#### [TASK OBJECTIVE]
Find the lines with the string "document" and return them.

#### [DATA EXCERPT]
=====
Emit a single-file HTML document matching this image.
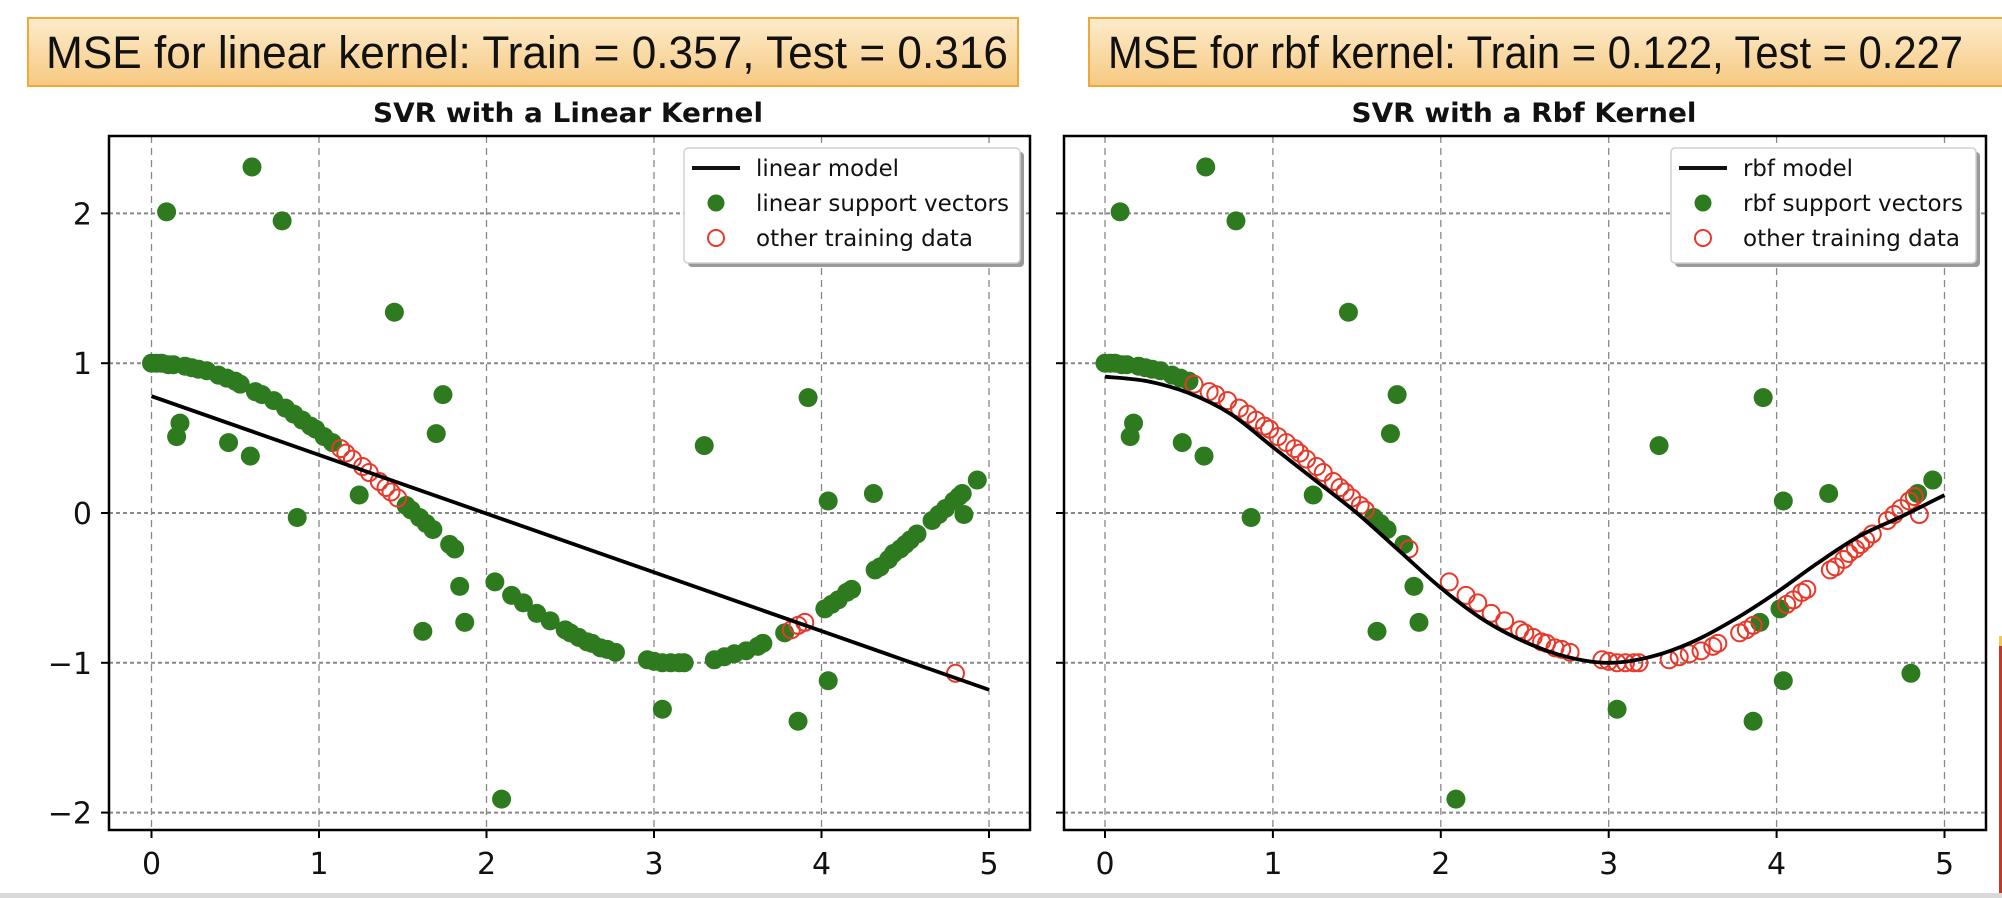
<!DOCTYPE html>
<html><head><meta charset="utf-8"><style>
html,body{margin:0;padding:0;background:#fff;}
svg{display:block;}
</style></head><body>
<svg id="root" width="2002" height="898" viewBox="0 0 2002 898" xmlns="http://www.w3.org/2000/svg">
<defs>
<linearGradient id="boxgrad" x1="0" y1="0" x2="0" y2="1">
<stop offset="0" stop-color="#fdeccc"/><stop offset="1" stop-color="#f6c981"/>
</linearGradient>
<clipPath id="clipL"><rect x="109" y="136" width="921" height="694"/></clipPath>
<clipPath id="clipR"><rect x="1064" y="136" width="922" height="694"/></clipPath>
</defs>
<g>
<rect x="28" y="18" width="990" height="68" fill="url(#boxgrad)" stroke="#f0a83a" stroke-width="2"/>
<text x="46" y="68" font-family="Liberation Sans, sans-serif" font-size="45" fill="#111" textLength="962" lengthAdjust="spacingAndGlyphs">MSE for linear kernel: Train = 0.357, Test = 0.316</text>
</g>
<g>
<rect x="1089" y="18" width="920" height="68" fill="url(#boxgrad)" stroke="#f0a83a" stroke-width="2"/>
<text x="1108" y="68" font-family="Liberation Sans, sans-serif" font-size="45" fill="#111" textLength="855" lengthAdjust="spacingAndGlyphs">MSE for rbf kernel: Train = 0.122, Test = 0.227</text>
</g>
<rect x="1999" y="636" width="3" height="257" fill="#c0392b"/>
<rect x="1999" y="636" width="3" height="10" fill="#f2c94c"/>
<rect x="0" y="893" width="2002" height="5" fill="#d9d9d9"/>
</svg>
<script>
// ---- data ----
const ptX = [0.00,0.03,0.06,0.10,0.13,0.20,0.24,0.28,0.33,0.40,0.45,0.50,0.53,0.62,0.66,0.73,0.80,0.85,0.90,0.95,0.98,1.03,1.08,1.13,1.16,1.20,1.26,1.30,1.36,1.40,1.43,1.47,1.52,1.55,1.60,1.64,1.68,1.78,1.81,2.05,2.15,2.22,2.30,2.38,2.47,2.50,2.55,2.60,2.63,2.68,2.72,2.77,2.96,3.00,3.05,3.10,3.15,3.18,3.36,3.42,3.48,3.55,3.62,3.65,3.78,3.82,3.86,3.90,4.02,4.06,4.10,4.15,4.18,4.32,4.35,4.40,4.43,4.47,4.50,4.53,4.57,4.66,4.70,4.74,4.79,4.82,4.84,4.93,
 0.09,0.60,0.78,1.45,1.74,1.70,3.92,3.30,0.17,0.15,0.46,0.59,0.87,1.24,1.62,1.84,1.87,2.09,3.05,3.86,4.04,4.04,4.31,4.85,4.80];
const ptY = [1.00,1.00,1.00,0.99,0.99,0.98,0.97,0.96,0.95,0.92,0.90,0.88,0.86,0.81,0.79,0.75,0.70,0.66,0.62,0.58,0.56,0.51,0.47,0.43,0.40,0.36,0.31,0.27,0.21,0.17,0.14,0.10,0.05,0.02,-0.03,-0.07,-0.11,-0.21,-0.24,-0.46,-0.55,-0.60,-0.67,-0.72,-0.78,-0.80,-0.83,-0.86,-0.87,-0.90,-0.91,-0.93,-0.98,-0.99,-1.00,-1.00,-1.00,-1.00,-0.98,-0.96,-0.94,-0.92,-0.89,-0.87,-0.80,-0.78,-0.75,-0.73,-0.64,-0.61,-0.58,-0.53,-0.51,-0.38,-0.36,-0.31,-0.27,-0.24,-0.21,-0.18,-0.14,-0.05,-0.01,0.03,0.08,0.11,0.13,0.22,
 2.01,2.31,1.95,1.34,0.79,0.53,0.77,0.45,0.60,0.51,0.47,0.38,-0.03,0.12,-0.79,-0.49,-0.73,-1.91,-1.31,-1.39,-1.12,0.08,0.13,-0.01,-1.07];
// 1 = support vector (green), 0 = other training data (red ring)
const svLinear = [1,1,1,1,1,1,1,1,1,1,1,1,1,1,1,1,1,1,1,1,1,1,1,0,0,0,0,0,0,0,0,0,1,1,1,1,1,1,1,1,1,1,1,1,1,1,1,1,1,1,1,1,1,1,1,1,1,1,1,1,1,1,1,1,1,0,0,0,1,1,1,1,1,1,1,1,1,1,1,1,1,1,1,1,1,1,1,1,
 1,1,1,1,1,1,1,1,1,1,1,1,1,1,1,1,1,1,1,1,1,1,1,1,0];
const svRbf = [1,1,1,1,1,1,1,1,1,1,1,1,0,0,0,0,0,0,0,0,0,0,0,0,0,0,0,0,0,0,0,0,0,0,1,1,1,1,0,0,0,0,0,0,0,0,0,0,0,0,0,0,0,0,0,0,0,0,0,0,0,0,0,0,0,0,0,1,1,0,0,0,0,0,0,0,0,0,0,0,0,0,0,0,0,0,1,1,
 1,1,1,1,1,1,1,1,1,1,1,1,1,1,1,1,1,1,1,1,1,1,1,0,1];
const linearModelX = [0, 5];
const linearModelY = [0.78, -1.18];
const rbfModelX = [0,0.25,0.5,0.75,1.0,1.25,1.5,1.75,2.0,2.25,2.5,2.75,3.0,3.25,3.5,3.75,4.0,4.25,4.5,4.75,5.0];
const rbfModelY = [0.91,0.88,0.80,0.66,0.44,0.22,0.0,-0.25,-0.50,-0.71,-0.86,-0.96,-1.0,-0.96,-0.86,-0.71,-0.53,-0.33,-0.15,-0.02,0.12];
const xTicks = [0,1,2,3,4,5];
const yTicks = [2,1,0,-1,-2];
const yTickLabels = ["2","1","0","\u22121","\u22122"];

const NS = "http://www.w3.org/2000/svg";
const root = document.getElementById("root");
function mk(tag, attrs, parent) {
  const e = document.createElementNS(NS, tag);
  for (const k in attrs) e.setAttribute(k, attrs[k]);
  (parent || root).appendChild(e);
  return e;
}
const GREEN = "#2e7a1f", RED = "#e8392b";

function panel(o) {
  const g = mk("g", {});
  
  
  const sx = v => o.x0 + v * o.ux;
  const sy = v => 513 - v * 149.8;
  const t = mk("text", {x: o.titleX, y: 122, "font-family": "DejaVu Sans, sans-serif", "font-weight": "bold", "font-size": 27, fill: "#111", "text-anchor": "middle", textLength: o.titleW, lengthAdjust: "spacingAndGlyphs"}, g);
  t.textContent = o.title;
  
  
  const grid = mk("g", {}, g);
  
  
  xTicks.forEach(v => {
    const l = mk("line", {x1: sx(v), x2: sx(v), y1: o.top, y2: o.bottom, stroke: "#888", "stroke-width": 1.3, "stroke-dasharray": "7,5"}, grid);
    
    
  });
  yTicks.forEach(v => {
    const l = mk("line", {x1: o.left, x2: o.right, y1: sy(v), y2: sy(v), stroke: "#888", "stroke-width": 2, "stroke-dasharray": "4,3"}, grid);
    
    
  });
  const pts = mk("g", {"clip-path": "url(#" + o.clip + ")"}, g);
  
  
  ptX.forEach((xv, i) => {
    if (!o.sv[i]) return;
    const c = mk("circle", {cx: sx(xv), cy: sy(ptY[i]), r: 9.5, fill: GREEN}, pts);
    
    
  });
  ptX.forEach((xv, i) => {
    if (o.sv[i]) return;
    const c = mk("circle", {cx: sx(xv), cy: sy(ptY[i]), r: 8.5, fill: "none", stroke: RED, "stroke-width": 2}, pts);
    
    
  });
  let d = "";
  const mx = o.modelX, my = o.modelY;
  if (mx.length === 2) {
    d = "M" + sx(mx[0]) + "," + sy(my[0]) + "L" + sx(mx[1]) + "," + sy(my[1]);
  } else {
    const P = mx.map((v, i) => [sx(v), sy(my[i])]);
    d = "M" + P[0][0] + "," + P[0][1];
    for (let i = 0; i < P.length - 1; i++) {
      const p0 = P[Math.max(0, i - 1)], p1 = P[i], p2 = P[i + 1], p3 = P[Math.min(P.length - 1, i + 2)];
      const c1 = [p1[0] + (p2[0] - p0[0]) / 6, p1[1] + (p2[1] - p0[1]) / 6];
      const c2 = [p2[0] - (p3[0] - p1[0]) / 6, p2[1] - (p3[1] - p1[1]) / 6];
      d += "C" + c1[0] + "," + c1[1] + " " + c2[0] + "," + c2[1] + " " + p2[0] + "," + p2[1];
    }
  }
  const ml = mk("path", {d: d, fill: "none", stroke: "#000", "stroke-width": 3.8, "clip-path": "url(#" + o.clip + ")"}, g);
  
  
  const fr = mk("rect", {x: o.left, y: o.top, width: o.right - o.left, height: o.bottom - o.top, fill: "none", stroke: "#000", "stroke-width": 2.5}, g);
  
  
  xTicks.forEach(v => {
    mk("line", {x1: sx(v), x2: sx(v), y1: o.bottom, y2: o.bottom + 8, stroke: "#000", "stroke-width": 2}, g);
    const tl = mk("text", {x: sx(v), y: 874, "font-family": "DejaVu Sans, sans-serif", "font-size": 30, fill: "#111", "text-anchor": "middle"}, g);
    tl.textContent = String(v);
    
    
  });
  yTicks.forEach((v, i) => {
    mk("line", {x1: o.left - 8, x2: o.left, y1: sy(v), y2: sy(v), stroke: "#000", "stroke-width": 2}, g);
    if (o.yLabels) {
      const tl = mk("text", {x: 92, y: sy(v) + 11, "font-family": "DejaVu Sans, sans-serif", "font-size": 30, fill: "#111", "text-anchor": "end"}, g);
      tl.textContent = yTickLabels[i];
      
      
    }
  });
  const lg = mk("g", {}, g);
  
  
  const L = o.legX, W = o.legW;
  mk("rect", {x: L + 4, y: 152, width: W, height: 115, rx: 4, fill: "#9a9a9a"}, lg);
  mk("rect", {x: L, y: 148, width: W, height: 115, rx: 4, fill: "#fff", stroke: "#d0d0d0", "stroke-width": 1.5}, lg);
  const labels = [o.prefix + " model", o.prefix + " support vectors", "other training data"];
  const ys = [168, 203, 238];
  mk("line", {x1: L + 8, x2: L + 56, y1: ys[0], y2: ys[0], stroke: "#111", "stroke-width": 4}, lg);
  mk("circle", {cx: L + 32, cy: ys[1], r: 8.5, fill: GREEN}, lg);
  mk("circle", {cx: L + 32, cy: ys[2], r: 8, fill: "none", stroke: RED, "stroke-width": 2}, lg);
  labels.forEach((s, i) => {
    const tx = mk("text", {x: L + o.textOff, y: ys[i] + 8, "font-family": "DejaVu Sans, sans-serif", "font-size": 23, fill: "#111", textLength: o.textW[i], lengthAdjust: "spacingAndGlyphs"}, lg);
    tx.textContent = s;
    
    
  });
}

panel({name: "linear-kernel-panel", title: "SVR with a Linear Kernel", titleX: 568, titleW: 390,
  x0: 151.5, ux: 167.5, left: 109, right: 1030, top: 136, bottom: 830, clip: "clipL",
  sv: svLinear, modelX: linearModelX, modelY: linearModelY, yLabels: true,
  legX: 684, legW: 336, prefix: "linear", textOff: 72, textW: [143, 253, 217]});
panel({name: "rbf-kernel-panel", title: "SVR with a Rbf Kernel", titleX: 1524, titleW: 345,
  x0: 1105, ux: 167.9, left: 1064, right: 1986, top: 136, bottom: 830, clip: "clipR",
  sv: svRbf, modelX: rbfModelX, modelY: rbfModelY, yLabels: false,
  legX: 1671, legW: 305, prefix: "rbf", textOff: 72, textW: [110, 220, 217]});
</script>
</body></html>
=====
#### [FINAL ANSWER]
Emit a single-file HTML document matching this image.
const root = document.getElementById("root");
  const e = document.createElementNS(NS, tag);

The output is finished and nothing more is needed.